Il lavoro su traccia di solengo è la situazione nella quale meglio si evidenzia la classicità della tracciatura nella caccia al cinghiale. Tracce lunghissime, filiformi, che vanno di pastura in pastura o alla ricerca del branco di femmine e con esso si confondono, per poi separarsene inaspettatamente o restare.
E’ il solengo che catalizza tutta l’attenzione del vero cacciatore di cinghiali. Astuto, prudente, tenace e coraggioso, regala emozioni che solo lui sa dare.
Quando rompe la lestra, la sua potenza fa quasi trasalire e lo si lascerebbe andar via solo per guardarlo correre e sentirlo rompere.
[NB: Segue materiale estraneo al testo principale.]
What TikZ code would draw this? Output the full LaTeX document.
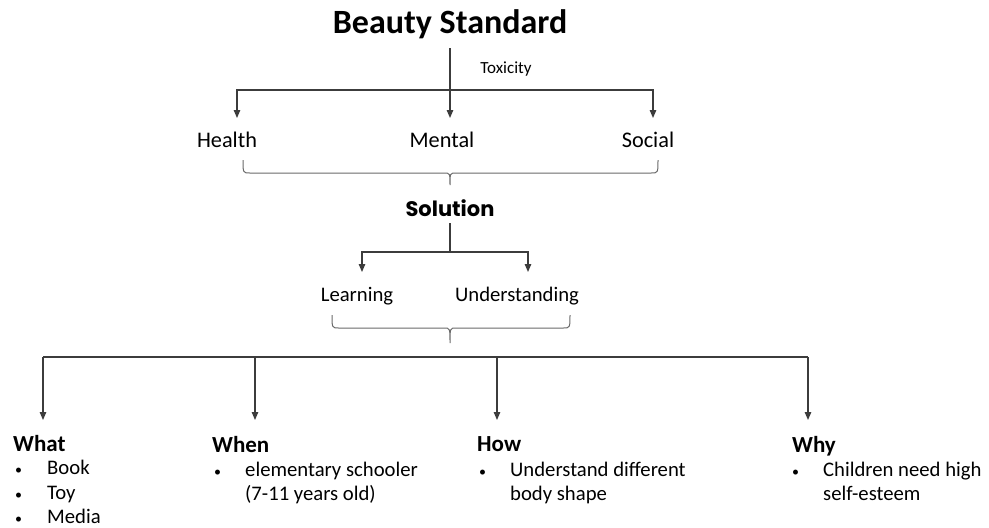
\documentclass[tikz,border=0pt]{standalone}
\usepackage{fontspec}
\setmainfont{Carlito}
\newfontfamily\popfont{Poppins}
\usetikzlibrary{arrows.meta}
\definecolor{linecol}{HTML}{3C3C3C}
\definecolor{brcol}{HTML}{6A6A6A}
\newcommand\mybul[1]{\makebox[#1][l]{\fontsize{14}{14}\selectfont•}}
\begin{document}
\begin{tikzpicture}[x=1pt,y=-1pt,
  conn/.style={draw=linecol, line width=1.3pt},
  arr/.style={conn, -{Triangle[width=6.5pt,length=8pt]}},
  brc/.style={draw=brcol, line width=1pt},
  lbl/.style={inner sep=0pt, anchor=base, font=\fontsize{22.3}{26}\selectfont},
  sub/.style={inner sep=0pt, anchor=base, font=\fontsize{20.7}{25}\selectfont},
  head/.style={inner sep=0pt, anchor=base west, font=\fontsize{23}{27}\selectfont\bfseries},
  lst/.style={inner sep=0pt, anchor=base west, font=\fontsize{20.7}{24.5}\selectfont}]
\useasboundingbox (0,0) rectangle (989,528);

% top
\node[inner sep=0pt, anchor=base, font=\fontsize{34}{40}\selectfont\bfseries] (bs) at (450,33) {Beauty Standard};
\node[inner sep=0pt, anchor=base, font=\fontsize{17}{20}\selectfont] (tox) at (506,73) {Toxicity};
\node[lbl] (health) at (227,147) {Health};
\node[lbl] (mental) at (442,147) {Mental};
\node[lbl] (social) at (648,147) {Social};

\coordinate (bsS) at (450,48);
\coordinate (j1) at (450,90);
\coordinate (hT) at (237,118);
\coordinate (mT) at (450,118);
\coordinate (sT) at (653,118);
\draw[arr] (bsS) -- (mT);
\draw[arr] (j1) -| (hT);
\draw[arr] (j1) -| (sT);

% brace 1
\draw[brc] (243,160) .. controls (243,173) .. (250,173) -- (444,173)
  .. controls (450,173) .. (450,185) .. controls (450,173) .. (456,173)
  -- (651,173) .. controls (658,173) .. (658,160);

% solution
\node[inner sep=0pt, anchor=base, font=\fontsize{21}{25}\selectfont\popfont\bfseries] (sol) at (450,216) {Solution};
\node[sub] (learn) at (357,301) {Learning};
\node[sub] (und) at (517,301) {Understanding};
\coordinate (solS) at (450,223);
\coordinate (j2) at (450,252);
\coordinate (lT) at (362,272);
\coordinate (uT) at (528,272);
\draw[conn] (solS) -- (j2);
\draw[arr] (j2) -| (lT);
\draw[arr] (j2) -| (uT);

% brace 2
\draw[brc] (332,315) .. controls (332,328) .. (339,328) -- (444,328)
  .. controls (450,328) .. (450,343) .. controls (450,328) .. (456,328)
  -- (563,328) .. controls (570,328) .. (570,315);

% bottom
\coordinate (b1) at (43,357);
\coordinate (b2) at (255,357);
\coordinate (b3) at (497,357);
\coordinate (b4) at (808,357);
\coordinate (wT1) at (43,420);
\coordinate (wT2) at (255,420);
\coordinate (wT3) at (497,420);
\coordinate (wT4) at (808,420);
\draw[conn] (b1) -- (b4);
\draw[arr] (b1) -- (wT1);
\draw[arr] (b2) -- (wT2);
\draw[arr] (b3) -- (wT3);
\draw[arr] (b4) -- (wT4);

\node[head] (what) at (13,451) {What};
\node[head] (when) at (212,452) {When};
\node[head] (how) at (477,451) {How};
\node[head] (why) at (792,452) {Why};

\node[lst] (whatl) at (15,474.5) {\parbox[t]{150pt}{\mybul{32pt}Book\\\mybul{32pt}Toy\\\mybul{32pt}Media}};
\node[lst] (whenl) at (214,476) {\parbox[t]{250pt}{\mybul{31pt}elementary schooler\\\hspace*{31pt}(7-11 years old)}};
\node[lst] (howl) at (479,476) {\parbox[t]{250pt}{\mybul{31pt}Understand different\\\hspace*{31pt}body shape}};
\node[lst] (whyl) at (792,476) {\parbox[t]{190pt}{\mybul{31pt}Children need high\\\hspace*{31pt}self-esteem}};
\end{tikzpicture}
\end{document}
Ma sa anche essere leggero e silenzioso come un’ombra.
A volte, inappagato o in attesa, si rimette nei pressi del branco, distante dal suo rivale, nervoso e pronto a colpire il primo malcapitato che gli si para dinanzi. A volte lo visita soltanto per gettare scompiglio tra le giovani troie.
Segna il suo territorio con le sue difese e la sua urina. Il suo odore simile a quello del finocchio selvatico; se non si sta attenti, la usa emanazione si attacca ai vestiti per giorni, tanto che i cani quasi ci abbaiano a fermo.
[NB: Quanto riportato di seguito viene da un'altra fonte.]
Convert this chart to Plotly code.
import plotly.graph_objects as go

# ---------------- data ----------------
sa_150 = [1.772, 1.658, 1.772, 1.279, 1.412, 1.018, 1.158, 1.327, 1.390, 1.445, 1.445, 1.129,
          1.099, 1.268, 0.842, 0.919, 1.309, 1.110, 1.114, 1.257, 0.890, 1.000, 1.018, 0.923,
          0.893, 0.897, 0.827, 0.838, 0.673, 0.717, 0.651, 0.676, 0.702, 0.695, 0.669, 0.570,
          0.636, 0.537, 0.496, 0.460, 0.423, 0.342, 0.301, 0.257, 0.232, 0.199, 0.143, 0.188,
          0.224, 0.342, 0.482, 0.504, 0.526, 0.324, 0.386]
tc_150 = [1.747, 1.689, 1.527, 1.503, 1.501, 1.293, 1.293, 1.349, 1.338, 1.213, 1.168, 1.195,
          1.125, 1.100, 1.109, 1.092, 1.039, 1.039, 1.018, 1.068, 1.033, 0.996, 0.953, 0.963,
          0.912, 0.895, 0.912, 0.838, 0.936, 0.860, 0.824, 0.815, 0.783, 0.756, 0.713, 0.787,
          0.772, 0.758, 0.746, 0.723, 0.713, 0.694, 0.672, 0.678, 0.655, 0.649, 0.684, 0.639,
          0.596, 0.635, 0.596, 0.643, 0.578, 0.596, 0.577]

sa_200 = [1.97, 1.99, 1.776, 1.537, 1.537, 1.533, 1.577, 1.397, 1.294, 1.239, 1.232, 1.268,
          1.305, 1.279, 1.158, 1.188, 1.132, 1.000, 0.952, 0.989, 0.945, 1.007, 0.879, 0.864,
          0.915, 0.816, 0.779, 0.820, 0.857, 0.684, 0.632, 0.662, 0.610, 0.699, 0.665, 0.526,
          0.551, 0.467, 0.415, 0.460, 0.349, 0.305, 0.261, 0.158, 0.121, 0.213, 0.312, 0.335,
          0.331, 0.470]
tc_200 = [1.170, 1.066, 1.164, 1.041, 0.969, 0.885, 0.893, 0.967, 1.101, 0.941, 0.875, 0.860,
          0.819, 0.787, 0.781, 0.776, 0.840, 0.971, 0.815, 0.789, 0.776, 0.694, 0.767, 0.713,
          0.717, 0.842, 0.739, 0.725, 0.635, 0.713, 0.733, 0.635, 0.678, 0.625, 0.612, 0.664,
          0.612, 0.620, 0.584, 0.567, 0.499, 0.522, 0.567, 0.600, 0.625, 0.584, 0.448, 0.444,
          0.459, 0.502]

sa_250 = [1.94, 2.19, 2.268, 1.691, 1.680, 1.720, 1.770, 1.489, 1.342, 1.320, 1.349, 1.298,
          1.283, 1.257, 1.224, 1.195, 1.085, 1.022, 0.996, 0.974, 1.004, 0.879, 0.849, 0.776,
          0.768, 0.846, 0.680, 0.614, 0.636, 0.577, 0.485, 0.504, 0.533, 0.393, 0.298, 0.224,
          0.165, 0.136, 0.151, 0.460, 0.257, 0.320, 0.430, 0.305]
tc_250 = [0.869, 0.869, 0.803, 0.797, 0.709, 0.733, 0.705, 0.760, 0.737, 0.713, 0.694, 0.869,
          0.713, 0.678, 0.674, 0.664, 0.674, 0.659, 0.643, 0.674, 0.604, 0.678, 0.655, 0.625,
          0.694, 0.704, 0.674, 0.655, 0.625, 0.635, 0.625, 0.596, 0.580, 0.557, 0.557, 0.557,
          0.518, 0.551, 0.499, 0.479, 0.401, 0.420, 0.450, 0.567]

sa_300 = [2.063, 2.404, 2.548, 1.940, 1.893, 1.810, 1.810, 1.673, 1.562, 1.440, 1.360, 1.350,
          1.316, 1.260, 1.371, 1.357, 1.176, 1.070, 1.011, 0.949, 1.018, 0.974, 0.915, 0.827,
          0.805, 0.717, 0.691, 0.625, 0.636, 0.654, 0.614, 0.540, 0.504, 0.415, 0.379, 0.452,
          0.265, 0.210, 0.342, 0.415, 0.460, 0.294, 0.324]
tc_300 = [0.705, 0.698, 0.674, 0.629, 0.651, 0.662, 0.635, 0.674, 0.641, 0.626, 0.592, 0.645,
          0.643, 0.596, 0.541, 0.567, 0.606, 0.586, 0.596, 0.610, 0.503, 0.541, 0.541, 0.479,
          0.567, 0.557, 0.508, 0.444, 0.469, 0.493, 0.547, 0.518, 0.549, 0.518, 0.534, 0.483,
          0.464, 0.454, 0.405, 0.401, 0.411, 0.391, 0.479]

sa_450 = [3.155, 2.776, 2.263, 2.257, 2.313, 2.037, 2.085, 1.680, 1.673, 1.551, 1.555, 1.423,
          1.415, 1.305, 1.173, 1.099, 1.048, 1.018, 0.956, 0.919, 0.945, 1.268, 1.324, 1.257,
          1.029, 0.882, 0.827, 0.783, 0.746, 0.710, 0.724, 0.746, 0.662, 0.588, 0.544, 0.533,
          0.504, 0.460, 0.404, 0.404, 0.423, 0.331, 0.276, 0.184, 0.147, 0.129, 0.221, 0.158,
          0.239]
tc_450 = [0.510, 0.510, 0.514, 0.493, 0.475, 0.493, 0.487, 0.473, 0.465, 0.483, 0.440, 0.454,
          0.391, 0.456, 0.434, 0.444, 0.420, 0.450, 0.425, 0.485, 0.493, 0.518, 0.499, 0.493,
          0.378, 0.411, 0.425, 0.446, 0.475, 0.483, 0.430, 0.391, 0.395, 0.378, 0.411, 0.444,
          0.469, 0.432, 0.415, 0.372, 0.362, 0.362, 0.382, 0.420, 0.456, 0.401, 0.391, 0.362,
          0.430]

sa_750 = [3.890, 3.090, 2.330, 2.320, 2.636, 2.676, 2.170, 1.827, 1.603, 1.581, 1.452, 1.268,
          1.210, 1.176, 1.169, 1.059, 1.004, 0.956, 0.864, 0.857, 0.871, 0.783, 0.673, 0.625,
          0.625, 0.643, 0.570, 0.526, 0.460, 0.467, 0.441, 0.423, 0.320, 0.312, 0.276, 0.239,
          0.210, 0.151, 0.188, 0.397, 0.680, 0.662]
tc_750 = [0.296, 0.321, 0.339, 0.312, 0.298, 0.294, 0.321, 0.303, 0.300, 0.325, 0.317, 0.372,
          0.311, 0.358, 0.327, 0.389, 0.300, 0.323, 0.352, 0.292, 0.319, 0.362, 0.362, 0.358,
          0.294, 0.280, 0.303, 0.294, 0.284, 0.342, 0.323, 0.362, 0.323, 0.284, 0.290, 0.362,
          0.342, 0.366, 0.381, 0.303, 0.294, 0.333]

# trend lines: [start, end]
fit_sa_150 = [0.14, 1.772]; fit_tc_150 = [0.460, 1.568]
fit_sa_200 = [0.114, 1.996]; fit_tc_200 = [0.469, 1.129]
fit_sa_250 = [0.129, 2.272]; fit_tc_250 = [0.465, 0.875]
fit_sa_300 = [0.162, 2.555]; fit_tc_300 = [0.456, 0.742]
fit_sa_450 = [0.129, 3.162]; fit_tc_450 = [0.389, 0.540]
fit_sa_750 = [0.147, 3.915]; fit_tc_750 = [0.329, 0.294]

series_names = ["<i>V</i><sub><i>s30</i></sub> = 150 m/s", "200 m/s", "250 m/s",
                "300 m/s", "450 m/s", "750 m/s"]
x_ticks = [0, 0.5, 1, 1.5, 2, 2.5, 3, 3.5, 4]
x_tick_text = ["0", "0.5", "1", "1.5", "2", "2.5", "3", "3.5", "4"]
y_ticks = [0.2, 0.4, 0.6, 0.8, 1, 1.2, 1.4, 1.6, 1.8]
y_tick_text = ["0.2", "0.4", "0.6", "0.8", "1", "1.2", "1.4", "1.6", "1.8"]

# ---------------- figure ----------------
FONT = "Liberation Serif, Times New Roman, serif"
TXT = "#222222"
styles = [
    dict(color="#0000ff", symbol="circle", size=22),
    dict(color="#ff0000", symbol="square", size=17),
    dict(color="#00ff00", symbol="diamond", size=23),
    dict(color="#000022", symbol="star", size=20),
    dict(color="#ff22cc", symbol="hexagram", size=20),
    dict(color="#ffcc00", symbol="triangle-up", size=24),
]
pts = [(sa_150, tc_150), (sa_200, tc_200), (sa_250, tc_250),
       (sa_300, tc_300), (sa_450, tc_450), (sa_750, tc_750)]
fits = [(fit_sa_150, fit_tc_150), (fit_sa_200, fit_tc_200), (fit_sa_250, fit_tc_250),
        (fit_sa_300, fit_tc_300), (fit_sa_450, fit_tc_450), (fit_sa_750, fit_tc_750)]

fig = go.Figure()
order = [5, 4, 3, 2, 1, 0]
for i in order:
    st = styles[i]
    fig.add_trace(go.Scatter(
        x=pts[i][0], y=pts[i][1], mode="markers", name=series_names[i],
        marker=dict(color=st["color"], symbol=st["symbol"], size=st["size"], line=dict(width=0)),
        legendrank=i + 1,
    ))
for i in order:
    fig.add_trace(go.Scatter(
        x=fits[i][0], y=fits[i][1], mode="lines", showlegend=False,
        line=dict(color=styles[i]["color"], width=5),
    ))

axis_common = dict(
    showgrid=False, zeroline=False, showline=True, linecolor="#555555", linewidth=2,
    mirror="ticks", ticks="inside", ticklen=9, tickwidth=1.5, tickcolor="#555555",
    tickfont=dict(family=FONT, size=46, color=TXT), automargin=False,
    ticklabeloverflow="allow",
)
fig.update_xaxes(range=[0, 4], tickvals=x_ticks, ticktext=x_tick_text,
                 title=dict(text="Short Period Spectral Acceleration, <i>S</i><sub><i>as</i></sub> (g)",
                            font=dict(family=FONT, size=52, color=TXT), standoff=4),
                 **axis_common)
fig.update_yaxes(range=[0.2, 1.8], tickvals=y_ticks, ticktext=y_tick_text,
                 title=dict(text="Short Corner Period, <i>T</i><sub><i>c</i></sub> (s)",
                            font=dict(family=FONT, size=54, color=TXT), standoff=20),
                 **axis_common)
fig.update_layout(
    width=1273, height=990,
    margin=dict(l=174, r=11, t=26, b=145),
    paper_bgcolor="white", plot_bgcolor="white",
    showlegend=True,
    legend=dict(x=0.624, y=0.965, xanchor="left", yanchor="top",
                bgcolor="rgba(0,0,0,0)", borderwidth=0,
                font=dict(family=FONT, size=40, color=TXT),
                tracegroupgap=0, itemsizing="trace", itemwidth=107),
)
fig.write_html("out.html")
Se ce l’ha, il suo scudiero è la vittima sacrificale predestinata della prima levata di cani.
Occorre saperlo trattare il vecchio solengo… e riverirlo.
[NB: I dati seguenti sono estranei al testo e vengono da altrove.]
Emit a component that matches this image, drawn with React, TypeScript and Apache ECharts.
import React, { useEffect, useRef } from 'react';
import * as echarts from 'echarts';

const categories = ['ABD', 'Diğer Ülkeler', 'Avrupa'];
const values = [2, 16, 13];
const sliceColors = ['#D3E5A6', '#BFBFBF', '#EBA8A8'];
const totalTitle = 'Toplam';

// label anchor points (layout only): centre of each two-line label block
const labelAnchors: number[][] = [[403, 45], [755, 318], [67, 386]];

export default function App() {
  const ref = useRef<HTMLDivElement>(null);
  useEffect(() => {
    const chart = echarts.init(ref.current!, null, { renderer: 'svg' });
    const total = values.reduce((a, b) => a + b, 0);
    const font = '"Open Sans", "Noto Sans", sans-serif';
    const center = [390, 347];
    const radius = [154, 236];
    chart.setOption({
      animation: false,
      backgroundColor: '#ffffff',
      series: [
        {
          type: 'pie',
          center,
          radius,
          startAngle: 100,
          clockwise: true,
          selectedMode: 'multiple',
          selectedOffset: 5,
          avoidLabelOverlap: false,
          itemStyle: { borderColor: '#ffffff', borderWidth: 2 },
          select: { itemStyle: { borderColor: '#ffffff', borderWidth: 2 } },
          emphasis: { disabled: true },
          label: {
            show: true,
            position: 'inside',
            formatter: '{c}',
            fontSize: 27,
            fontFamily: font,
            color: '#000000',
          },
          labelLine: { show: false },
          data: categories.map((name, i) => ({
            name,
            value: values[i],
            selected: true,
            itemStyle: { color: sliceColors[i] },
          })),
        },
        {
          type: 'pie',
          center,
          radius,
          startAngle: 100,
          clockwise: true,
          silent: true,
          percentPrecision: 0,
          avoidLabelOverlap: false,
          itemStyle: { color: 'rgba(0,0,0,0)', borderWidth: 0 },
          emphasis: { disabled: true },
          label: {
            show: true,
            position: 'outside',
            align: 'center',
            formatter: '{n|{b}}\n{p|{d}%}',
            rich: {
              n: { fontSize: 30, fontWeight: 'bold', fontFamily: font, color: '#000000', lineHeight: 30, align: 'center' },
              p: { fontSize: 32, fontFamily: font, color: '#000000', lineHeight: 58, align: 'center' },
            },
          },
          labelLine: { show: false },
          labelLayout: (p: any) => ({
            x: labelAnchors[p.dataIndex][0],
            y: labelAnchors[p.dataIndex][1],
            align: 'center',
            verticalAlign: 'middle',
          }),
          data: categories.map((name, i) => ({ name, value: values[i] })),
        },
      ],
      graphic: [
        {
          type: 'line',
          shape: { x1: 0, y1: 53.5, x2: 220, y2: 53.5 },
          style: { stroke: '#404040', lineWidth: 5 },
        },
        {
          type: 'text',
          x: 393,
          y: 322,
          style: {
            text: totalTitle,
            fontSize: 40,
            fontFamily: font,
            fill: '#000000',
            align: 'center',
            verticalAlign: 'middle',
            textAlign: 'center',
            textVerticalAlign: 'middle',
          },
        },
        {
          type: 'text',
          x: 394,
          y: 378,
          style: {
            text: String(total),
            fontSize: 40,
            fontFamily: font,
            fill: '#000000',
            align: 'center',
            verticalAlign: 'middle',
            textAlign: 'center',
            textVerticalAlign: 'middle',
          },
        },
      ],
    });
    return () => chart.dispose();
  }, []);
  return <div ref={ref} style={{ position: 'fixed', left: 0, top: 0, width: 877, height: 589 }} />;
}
Traccia di un verro al seguito di un brachetto di scrofe. La sua lestra è staccata da quella del gruppo. I verri d’esperienza, quando vengono centrati per primi dal cane, compiono talvolta uno spostamento per andare a mescolarsi con il branco. Usano questa strategia nella speranza di indurre il cane a cambiare obiettivo, restando poi fermi quando il branco si muove. Se invece il cane intercetta per primo il branco, restano immobili sperando di farla franca.